Observability vs Monitoring: What Engineering Teams Need in 2026

Monitoring answers a question you already know to ask: is the database up, is CPU above 80%, did the checkout endpoint return a 5xx in the last minute. It is the practice of collecting predefined signals and firing alerts when those signals cross thresholds. Observability, by contrast, answers questions you did not anticipate. It is the ability to inspect the internal state of a system from the outside, using rich, high-cardinality telemetry — traces, structured logs, and events — to investigate failure modes that no one wrote a dashboard for.
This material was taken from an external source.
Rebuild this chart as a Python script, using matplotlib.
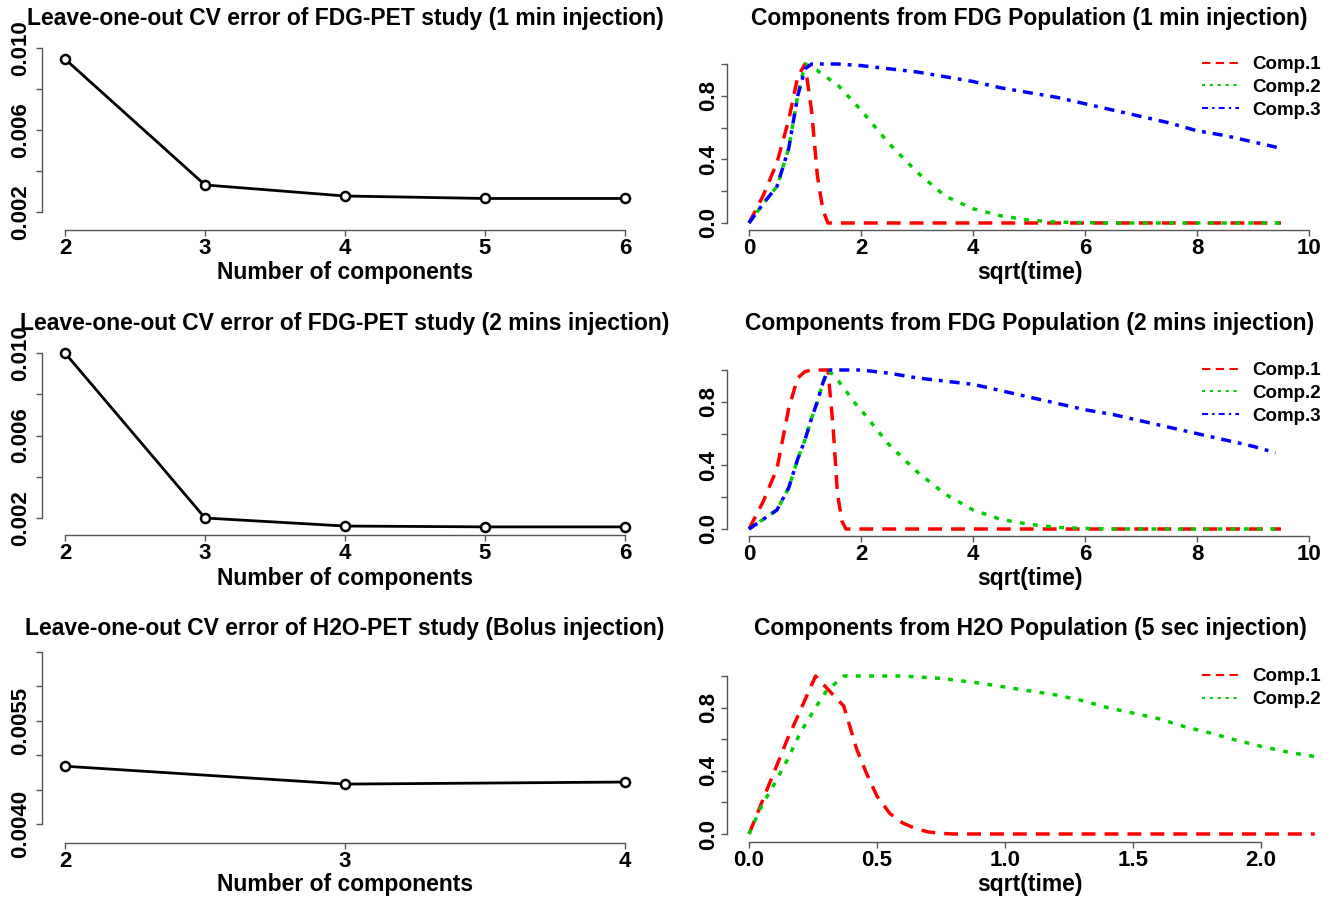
import matplotlib
matplotlib.use('Agg')
import matplotlib.pyplot as plt

plt.rcParams['font.family'] = ['Liberation Sans', 'DejaVu Sans']
plt.rcParams['font.weight'] = 'bold'

# ---- leave-one-out CV error ----
ncomp_fdg = [2, 3, 4, 5, 6]
cv_fdg_1min = [0.00946, 0.00332, 0.00278, 0.00266, 0.00266]
cv_fdg_2min = [0.0100, 0.0020, 0.00161, 0.00157, 0.00157]
ncomp_h2o = [2, 3, 4]
cv_h2o = [0.00484, 0.00458, 0.00461]

# ---- FDG components, 1 min injection ----
t_fdg1 = [0, 0.25, 0.5, 0.71, 0.87, 1.0, 1.12, 1.22, 1.32, 1.41, 1.58, 2.0, 2.5, 3.0,
          3.5, 4.0, 4.5, 5.0, 5.5, 6.0, 6.5, 7.0, 7.5, 8.0, 8.5, 9.0, 9.5]
fdg1_comp1 = [0, 0.17, 0.38, 0.65, 0.92, 1.0, 0.7, 0.3, 0.08, 0.0, 0, 0, 0, 0,
              0, 0, 0, 0, 0, 0, 0, 0, 0, 0, 0, 0, 0]
fdg1_comp2 = [0, 0.12, 0.23, 0.47, 0.8, 1.0, 0.98, 0.96, 0.93, 0.91, 0.87, 0.71, 0.5, 0.32,
              0.17, 0.09, 0.045, 0.018, 0.006, 0.002, 0, 0, 0, 0, 0, 0, 0]
fdg1_comp3 = [0, 0.12, 0.23, 0.47, 0.8, 0.97, 1.0, 1.0, 1.0, 1.0, 1.0, 0.99, 0.97, 0.95,
              0.92, 0.89, 0.85, 0.82, 0.79, 0.75, 0.71, 0.67, 0.63, 0.58, 0.55, 0.51, 0.47]

# ---- FDG components, 2 mins injection ----
t_fdg2 = [0, 0.25, 0.5, 0.71, 0.87, 1.0, 1.12, 1.22, 1.32, 1.41, 1.5, 1.58, 1.66, 1.73,
          1.87, 2.0, 2.5, 3.0, 3.5, 4.0, 4.5, 5.0, 5.5, 6.0, 6.5, 7.0, 7.5, 8.0, 8.5, 9.0, 9.5]
fdg2_comp1 = [0, 0.17, 0.38, 0.76, 0.95, 0.99, 1.0, 1.0, 1.0, 1.0, 0.65, 0.22, 0.05, 0.0,
              0, 0, 0, 0, 0, 0, 0, 0, 0, 0, 0, 0, 0, 0, 0, 0, 0]
fdg2_comp2 = [0, 0.06, 0.12, 0.26, 0.44, 0.56, 0.7, 0.8, 0.92, 1.0, 0.97, 0.94, 0.9, 0.87,
              0.8, 0.75, 0.53, 0.36, 0.22, 0.12, 0.06, 0.03, 0.01, 0.004, 0, 0, 0, 0, 0, 0, 0]
t_fdg2_c3 = [0, 0.25, 0.5, 0.71, 0.87, 1.0, 1.12, 1.22, 1.32, 1.41, 1.5, 2.0, 2.5, 3.0,
             3.5, 4.0, 4.5, 5.0, 5.5, 6.0, 6.5, 7.0, 7.5, 8.0, 8.5, 9.0, 9.4]
fdg2_comp3 = [0, 0.06, 0.12, 0.26, 0.44, 0.56, 0.7, 0.8, 0.92, 1.0, 1.0, 1.0, 0.98, 0.95,
              0.93, 0.91, 0.87, 0.83, 0.79, 0.75, 0.72, 0.68, 0.64, 0.6, 0.56, 0.52, 0.48]

# ---- H2O components, 5 sec injection ----
t_h2o = [0, 0.05, 0.1, 0.15, 0.2, 0.26, 0.3, 0.37, 0.42, 0.46, 0.5, 0.55, 0.6, 0.65, 0.7,
         0.75, 0.8, 0.9, 1.0, 1.1, 1.2, 1.3, 1.4, 1.5, 1.6, 1.7, 1.8, 1.9, 2.0, 2.1, 2.21]
h2o_comp1 = [0, 0.2, 0.4, 0.6, 0.78, 1.0, 0.93, 0.81, 0.54, 0.38, 0.24, 0.13, 0.07, 0.035, 0.013,
             0.004, 0, 0, 0, 0, 0, 0, 0, 0, 0, 0, 0, 0, 0, 0, 0]
h2o_comp2 = [0, 0.18, 0.32, 0.47, 0.64, 0.8, 0.9, 1.0, 1.0, 1.0, 1.0, 1.0, 1.0, 0.995, 0.99,
             0.985, 0.975, 0.955, 0.93, 0.905, 0.88, 0.845, 0.8, 0.765, 0.73, 0.68, 0.64,
             0.595, 0.555, 0.52, 0.49]

W, H = 1333, 897
fig = plt.figure(figsize=(W / 100, H / 100), dpi=100)

AX_COL = '#555555'
RED, GREEN, BLUE = '#FF0000', '#00CC00', '#0000FF'


def make_axes(left, right, top, bottom, xpx, xval, ypx, yval):
    # axes box in pixels, limits from two pixel anchors per axis
    ax = fig.add_axes([left / W, 1 - bottom / H, (right - left) / W, (bottom - top) / H])
    sx = (xval[1] - xval[0]) / (xpx[1] - xpx[0])
    sy = (yval[1] - yval[0]) / (ypx[1] - ypx[0])
    ax.set_xlim(xval[0] + (left - xpx[0]) * sx, xval[0] + (right - xpx[0]) * sx)
    ax.set_ylim(yval[0] + (bottom - ypx[0]) * sy, yval[0] + (top - ypx[0]) * sy)
    ax.patch.set_alpha(0)
    return ax


def style(ax, xticks, xlabels, yticks, ylabels, ypad):
    ax.spines[['top', 'right']].set_visible(False)
    for s in ['left', 'bottom']:
        ax.spines[s].set_color(AX_COL)
        ax.spines[s].set_linewidth(1.0)
    ax.spines['left'].set_bounds(yticks[0], yticks[-1])
    ax.spines['bottom'].set_bounds(xticks[0], xticks[-1])
    ax.set_xticks(xticks, xlabels)
    ax.set_yticks(yticks, ylabels)
    ax.tick_params(direction='out', length=4.5, width=1.0, color=AX_COL, labelsize=16)
    ax.tick_params(axis='x', pad=1.5)
    ax.tick_params(axis='y', pad=ypad)
    for lab in ax.get_yticklabels():
        lab.set_rotation(90)
        lab.set_va('center')


def ftext(x, y, s, size=16.5):
    fig.text(x / W, 1 - y / H, s, ha='center', va='center', fontsize=size, fontweight='bold')


def cv_panel(top, bottom, xticks, yvals_px, yvals, yticks, ylabels, n, cv):
    ax = make_axes(42, 660, top, bottom, (65, 625), (xticks[0], xticks[-1]), yvals_px, yvals)
    ax.plot(n, cv, color='black', lw=2.0, marker='o', ms=6.5, mfc='white', mec='black', mew=1.8,
            clip_on=False)
    style(ax, xticks, [str(v) for v in xticks], yticks, ylabels, 3.5)
    return ax


def comp_panel(top, bottom, xticks, xlabels, xpx, ypx, series, legend_top):
    ax = make_axes(727, 1330, top, bottom, xpx, (xticks[0], xticks[-1]), ypx, (0, 1))
    styles = [(RED, (0, (4.0, 2.6))), (GREEN, (0, (1.4, 2.4))), (BLUE, (0, (2.9, 2.0, 1.1, 2.0)))]
    for (x, y, lab), (c, ls) in zip(series, styles):
        ax.plot(x, y, color=c, lw=2.5, linestyle=ls, label=lab, clip_on=False)
    style(ax, xticks, xlabels, [0, 0.2, 0.4, 0.6, 0.8, 1.0],
          ['0.0', '', '0.4', '', '0.8', ''], 1.0)
    leg = ax.legend(loc='upper left', bbox_to_anchor=(1202 / W, 1 - legend_top / H),
                    bbox_transform=fig.transFigure, frameon=False, borderpad=0,
                    borderaxespad=0, handlelength=1.95, handletextpad=0.75,
                    labelspacing=0.31, fontsize=13.5)
    for line in leg.get_lines():
        line.set_linewidth(1.5)
    return ax


# left column
cv_panel(40, 230, [2, 3, 4, 5, 6], (212, 48), (0.002, 0.010),
         [0.002, 0.004, 0.006, 0.008, 0.010], ['0.002', '', '0.006', '', '0.010'],
         ncomp_fdg, cv_fdg_1min)
cv_panel(345, 535, [2, 3, 4, 5, 6], (518, 353), (0.002, 0.010),
         [0.002, 0.004, 0.006, 0.008, 0.010], ['0.002', '', '0.006', '', '0.010'],
         ncomp_fdg, cv_fdg_2min)
cv_panel(645, 843, [2, 3, 4], (824, 652), (0.0040, 0.0065),
         [0.0040, 0.0045, 0.0050, 0.0055, 0.0060, 0.0065],
         ['0.0040', '', '', '0.0055', '', ''], ncomp_h2o, cv_h2o)

# right column
comp_panel(40, 230, [0, 2, 4, 6, 8, 10], ['0', '2', '4', '6', '8', '10'], (749, 1309), (223, 64),
           [(t_fdg1, fdg1_comp1, 'Comp.1'), (t_fdg1, fdg1_comp2, 'Comp.2'),
            (t_fdg1, fdg1_comp3, 'Comp.3')], 56)
comp_panel(345, 536, [0, 2, 4, 6, 8, 10], ['0', '2', '4', '6', '8', '10'], (749, 1309), (529, 370),
           [(t_fdg2, fdg2_comp1, 'Comp.1'), (t_fdg2, fdg2_comp2, 'Comp.2'),
            (t_fdg2_c3, fdg2_comp3, 'Comp.3')], 362)
comp_panel(650, 842, [0, 0.5, 1.0, 1.5, 2.0], ['0.0', '0.5', '1.0', '1.5', '2.0'], (749, 1261),
           (834, 676), [(t_h2o, h2o_comp1, 'Comp.1'), (t_h2o, h2o_comp2, 'Comp.2')], 668)

# titles and axis labels
ftext(345, 18, 'Leave-one-out CV error of FDG-PET study (1 min injection)')
ftext(345, 323, 'Leave-one-out CV error of FDG-PET study (2 mins injection)')
ftext(345, 628, 'Leave-one-out CV error of H2O-PET study (Bolus injection)')
ftext(1029, 18, 'Components from FDG Population (1 min injection)')
ftext(1030, 323, 'Components from FDG Population (2 mins injection)')
ftext(1030, 628, 'Components from H2O Population (5 sec injection)')
for y in (272, 578, 884):
    ftext(345, y, 'Number of components')
    ftext(1030, y, 'sqrt(time)')

fig.savefig('out.png', dpi=100)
A useful way to remember the distinction: monitoring is what tells you something is wrong. Observability is what helps you figure out why. Both are necessary in a modern distributed system, and the two should reinforce each other rather than compete for budget.

This article is for engineers, SREs, and engineering managers deciding how to invest in reliability tooling in 2026 — when to add another monitor versus when to instrument deeper, and where third-party status data fits into both.

Monitoring remains the right tool for known failure modes with clear thresholds: certificate expiry, queue depth, disk pressure, replication lag, and synthetic API checks. These are the day-one signals every production system needs, and a simple Prometheus or CloudWatch alert is usually a better first investment than a full observability platform.

Monitoring is also where third-party reliability lives. Your internal traces will never tell you that Stripe is degraded, that GitHub Actions is queueing, or that an AWS region is reporting elevated error rates. That signal arrives on a vendor status page, and you need a monitoring layer — like PulsAPI — that aggregates those pages, normalises severities, and routes them through the same on-call surface as your internal alerts.

A mature stack treats third-party monitoring as a first-class peer of internal monitoring. When checkout errors spike, the first question is no longer 'is it us or them' — both signals land in the same incident channel with timestamps you can correlate.

Observability earns its keep during incidents that do not fit any existing alert. A user reports that uploads silently fail in one region after a deploy. A small subset of API calls return 200 but with stale data. Latency P99 drifts up over a week with no single cause. These are the unknown-unknowns where pre-built dashboards run out of road and you need to ask new questions of the data.

Three properties make telemetry observable in practice: high cardinality (you can group by user ID, tenant, build hash), high dimensionality (events carry many attributes, not just a metric and a timestamp), and structured traces that follow requests across service boundaries. OpenTelemetry has become the de facto standard for emitting that telemetry, with backends like Honeycomb, Grafana Tempo, Datadog APM, and AWS X-Ray consuming it.

The investment pays off the first time an engineer answers a question like 'show me P95 latency for tenant 4711 on build 8a2c in the past 30 minutes' in 60 seconds rather than 60 minutes.

Start by listing the last five incidents your team responded to. For each, ask: was the root cause detected by a threshold-based alert, by reading logs, or by talking to a customer? Incidents detected by alerts mean monitoring is doing its job. Incidents found by logs or customers point to observability gaps. Incidents traced back to a vendor outage point to gaps in third-party status monitoring.

A practical 2026 baseline for a SaaS team looks like this: Prometheus or a hosted equivalent for infrastructure metrics, OpenTelemetry instrumentation for traces, structured JSON logs centralised in one place, synthetic checks on the top five customer journeys, and a third-party status aggregator covering every Tier 1 vendor. None of these replace each other. The cheapest reliability wins almost always come from filling the smallest gap, not from doubling down on the layer you already have.

When budgets are tight, the order that works in practice is: synthetic checks for user journeys, third-party status monitoring, structured logs, traces, then high-cardinality observability platforms. That order roughly matches the cost-to-value curve for most growing engineering teams.

Is observability replacing monitoring? No. Observability does not replace threshold alerts or synthetic checks. It complements them by letting engineers investigate failures that no alert anticipated. The two layers serve different parts of the incident lifecycle.

Do I need OpenTelemetry to be observable? OpenTelemetry is the most portable way to emit traces, metrics, and logs in 2026, but you can practise observability with any structured-event backend. The important property is high-cardinality data, not the specific SDK.

Where does third-party status monitoring fit? Vendor status pages, component-level health, and historical SLA data sit firmly in the monitoring camp — they alert on known failure modes (a dependency is down). PulsAPI normalises 266+ vendor sources into a single feed so that signal lands next to your internal alerts.